# Written task:
Gather all lines from the material that contain the word "source".

# Supplied information:
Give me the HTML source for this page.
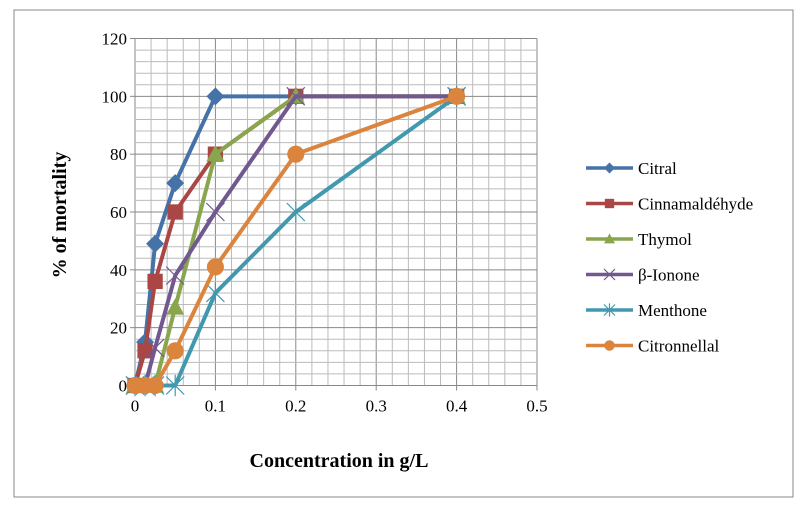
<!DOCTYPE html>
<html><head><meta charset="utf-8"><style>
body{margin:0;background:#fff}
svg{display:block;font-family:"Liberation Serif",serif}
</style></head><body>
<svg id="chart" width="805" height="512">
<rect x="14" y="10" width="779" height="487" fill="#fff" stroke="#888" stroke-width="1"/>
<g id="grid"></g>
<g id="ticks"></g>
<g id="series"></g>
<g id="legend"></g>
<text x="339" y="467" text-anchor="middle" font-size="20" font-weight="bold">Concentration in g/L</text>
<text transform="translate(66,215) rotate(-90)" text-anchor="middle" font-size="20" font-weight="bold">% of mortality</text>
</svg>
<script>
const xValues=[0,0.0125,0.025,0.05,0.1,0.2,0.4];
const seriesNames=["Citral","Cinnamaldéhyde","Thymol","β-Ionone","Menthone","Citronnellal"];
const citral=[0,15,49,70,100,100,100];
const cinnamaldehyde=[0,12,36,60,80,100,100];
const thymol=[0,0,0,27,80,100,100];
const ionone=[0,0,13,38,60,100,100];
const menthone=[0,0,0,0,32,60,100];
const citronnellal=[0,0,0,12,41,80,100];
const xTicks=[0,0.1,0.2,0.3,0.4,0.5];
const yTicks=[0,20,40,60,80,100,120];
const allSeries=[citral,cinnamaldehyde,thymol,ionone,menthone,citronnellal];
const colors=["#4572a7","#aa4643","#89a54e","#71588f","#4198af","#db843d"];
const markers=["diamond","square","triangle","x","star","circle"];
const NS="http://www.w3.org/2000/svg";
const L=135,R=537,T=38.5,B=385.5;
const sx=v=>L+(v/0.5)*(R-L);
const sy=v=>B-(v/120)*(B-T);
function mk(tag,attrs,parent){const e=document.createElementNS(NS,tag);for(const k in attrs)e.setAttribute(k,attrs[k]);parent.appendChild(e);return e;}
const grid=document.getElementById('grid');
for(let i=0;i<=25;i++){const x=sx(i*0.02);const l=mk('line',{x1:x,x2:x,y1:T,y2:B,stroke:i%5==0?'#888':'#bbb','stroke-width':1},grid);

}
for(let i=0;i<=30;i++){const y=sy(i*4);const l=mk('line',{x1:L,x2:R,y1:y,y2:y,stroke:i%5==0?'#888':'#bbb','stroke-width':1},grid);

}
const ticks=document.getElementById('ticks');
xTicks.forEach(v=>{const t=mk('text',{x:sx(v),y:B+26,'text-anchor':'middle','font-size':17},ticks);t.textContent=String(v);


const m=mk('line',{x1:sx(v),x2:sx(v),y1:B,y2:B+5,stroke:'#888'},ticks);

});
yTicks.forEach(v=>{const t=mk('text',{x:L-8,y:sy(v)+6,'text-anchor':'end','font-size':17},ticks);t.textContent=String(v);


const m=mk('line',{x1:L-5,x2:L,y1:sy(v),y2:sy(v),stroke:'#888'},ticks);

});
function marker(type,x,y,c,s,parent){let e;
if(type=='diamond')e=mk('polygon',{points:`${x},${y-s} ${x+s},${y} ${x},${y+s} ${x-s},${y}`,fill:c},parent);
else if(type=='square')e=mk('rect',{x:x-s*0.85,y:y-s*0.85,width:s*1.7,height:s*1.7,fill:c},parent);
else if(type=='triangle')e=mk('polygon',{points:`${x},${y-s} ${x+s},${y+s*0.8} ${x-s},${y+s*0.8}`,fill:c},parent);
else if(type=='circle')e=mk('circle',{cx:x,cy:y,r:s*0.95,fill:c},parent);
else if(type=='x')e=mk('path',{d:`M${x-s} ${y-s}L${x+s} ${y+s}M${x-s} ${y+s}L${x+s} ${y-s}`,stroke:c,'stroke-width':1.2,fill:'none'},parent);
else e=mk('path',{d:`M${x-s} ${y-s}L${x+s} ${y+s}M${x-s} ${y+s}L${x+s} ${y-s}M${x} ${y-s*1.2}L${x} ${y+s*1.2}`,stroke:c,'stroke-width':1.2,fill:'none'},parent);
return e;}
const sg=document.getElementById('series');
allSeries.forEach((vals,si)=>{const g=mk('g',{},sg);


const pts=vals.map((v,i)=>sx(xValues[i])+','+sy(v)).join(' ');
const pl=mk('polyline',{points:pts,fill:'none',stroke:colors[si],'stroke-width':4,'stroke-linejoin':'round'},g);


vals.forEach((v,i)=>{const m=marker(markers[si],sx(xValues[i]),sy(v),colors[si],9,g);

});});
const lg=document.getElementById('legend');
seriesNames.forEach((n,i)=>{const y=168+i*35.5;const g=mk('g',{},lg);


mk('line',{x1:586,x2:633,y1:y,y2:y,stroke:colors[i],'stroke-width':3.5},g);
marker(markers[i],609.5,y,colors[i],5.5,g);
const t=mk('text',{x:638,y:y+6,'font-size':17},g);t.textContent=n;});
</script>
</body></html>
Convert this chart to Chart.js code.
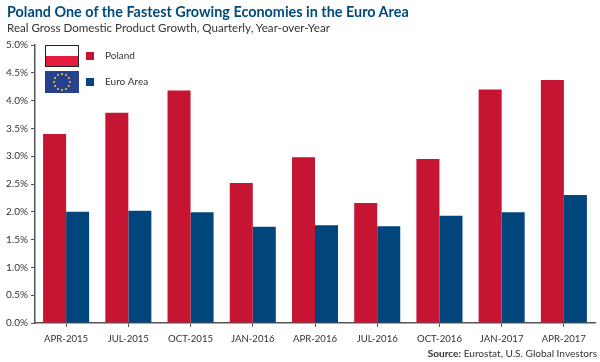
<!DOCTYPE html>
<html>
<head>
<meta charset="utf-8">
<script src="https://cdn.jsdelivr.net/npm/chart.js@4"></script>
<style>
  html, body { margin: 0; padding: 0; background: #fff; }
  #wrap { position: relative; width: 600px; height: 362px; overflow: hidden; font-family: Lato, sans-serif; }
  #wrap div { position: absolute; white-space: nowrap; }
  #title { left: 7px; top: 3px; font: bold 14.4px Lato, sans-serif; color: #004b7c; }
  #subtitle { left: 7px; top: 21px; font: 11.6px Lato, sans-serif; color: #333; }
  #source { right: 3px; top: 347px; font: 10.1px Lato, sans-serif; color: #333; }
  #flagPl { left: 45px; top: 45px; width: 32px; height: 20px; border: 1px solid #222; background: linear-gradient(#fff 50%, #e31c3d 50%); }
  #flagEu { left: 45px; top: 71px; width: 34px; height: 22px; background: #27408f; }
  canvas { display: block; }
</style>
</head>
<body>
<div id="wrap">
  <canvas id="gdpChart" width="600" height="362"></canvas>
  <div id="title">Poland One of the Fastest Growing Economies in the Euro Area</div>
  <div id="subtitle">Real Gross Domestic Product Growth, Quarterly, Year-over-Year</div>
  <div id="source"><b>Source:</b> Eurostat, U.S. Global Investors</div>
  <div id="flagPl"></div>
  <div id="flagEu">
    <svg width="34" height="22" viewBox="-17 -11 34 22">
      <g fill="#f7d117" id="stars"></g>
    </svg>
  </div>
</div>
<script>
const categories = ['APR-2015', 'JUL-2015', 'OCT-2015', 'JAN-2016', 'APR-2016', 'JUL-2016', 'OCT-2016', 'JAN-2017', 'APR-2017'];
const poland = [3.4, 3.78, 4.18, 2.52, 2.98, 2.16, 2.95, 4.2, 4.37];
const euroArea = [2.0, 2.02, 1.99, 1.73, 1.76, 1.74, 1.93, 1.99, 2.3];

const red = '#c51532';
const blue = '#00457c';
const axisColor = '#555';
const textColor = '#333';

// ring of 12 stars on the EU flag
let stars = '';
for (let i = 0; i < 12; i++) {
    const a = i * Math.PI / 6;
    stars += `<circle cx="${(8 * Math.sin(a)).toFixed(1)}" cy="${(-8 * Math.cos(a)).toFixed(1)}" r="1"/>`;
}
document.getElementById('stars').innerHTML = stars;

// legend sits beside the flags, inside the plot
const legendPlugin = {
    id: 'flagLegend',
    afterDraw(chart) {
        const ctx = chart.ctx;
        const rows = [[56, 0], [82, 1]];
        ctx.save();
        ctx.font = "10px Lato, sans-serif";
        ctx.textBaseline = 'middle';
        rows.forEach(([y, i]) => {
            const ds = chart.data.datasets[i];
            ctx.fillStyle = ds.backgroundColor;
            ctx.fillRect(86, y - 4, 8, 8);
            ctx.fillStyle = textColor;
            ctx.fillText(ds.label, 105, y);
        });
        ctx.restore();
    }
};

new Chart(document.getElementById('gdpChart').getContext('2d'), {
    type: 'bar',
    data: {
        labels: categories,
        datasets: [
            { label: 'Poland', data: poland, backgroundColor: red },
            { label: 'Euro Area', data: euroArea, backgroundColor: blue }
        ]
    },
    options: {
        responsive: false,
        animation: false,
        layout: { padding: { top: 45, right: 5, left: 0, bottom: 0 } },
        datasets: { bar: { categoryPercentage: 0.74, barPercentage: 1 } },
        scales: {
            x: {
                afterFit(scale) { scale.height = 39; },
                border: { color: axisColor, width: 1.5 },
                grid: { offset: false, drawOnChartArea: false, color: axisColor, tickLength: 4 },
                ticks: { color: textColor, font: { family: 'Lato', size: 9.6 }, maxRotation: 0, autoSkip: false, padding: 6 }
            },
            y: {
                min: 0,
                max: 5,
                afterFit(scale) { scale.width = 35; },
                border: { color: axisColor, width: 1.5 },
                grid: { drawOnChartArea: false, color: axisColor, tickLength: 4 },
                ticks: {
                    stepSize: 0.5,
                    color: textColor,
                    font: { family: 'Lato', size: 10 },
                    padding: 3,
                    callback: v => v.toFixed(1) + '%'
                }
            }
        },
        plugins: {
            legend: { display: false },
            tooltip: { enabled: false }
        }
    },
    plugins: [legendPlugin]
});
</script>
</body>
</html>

# Response to this exercise:
Give me the HTML source for this page.
  #source { right: 3px; top: 347px; font: 10.1px Lato, sans-serif; color: #333; }
  <div id="source"><b>Source:</b> Eurostat, U.S. Global Investors</div>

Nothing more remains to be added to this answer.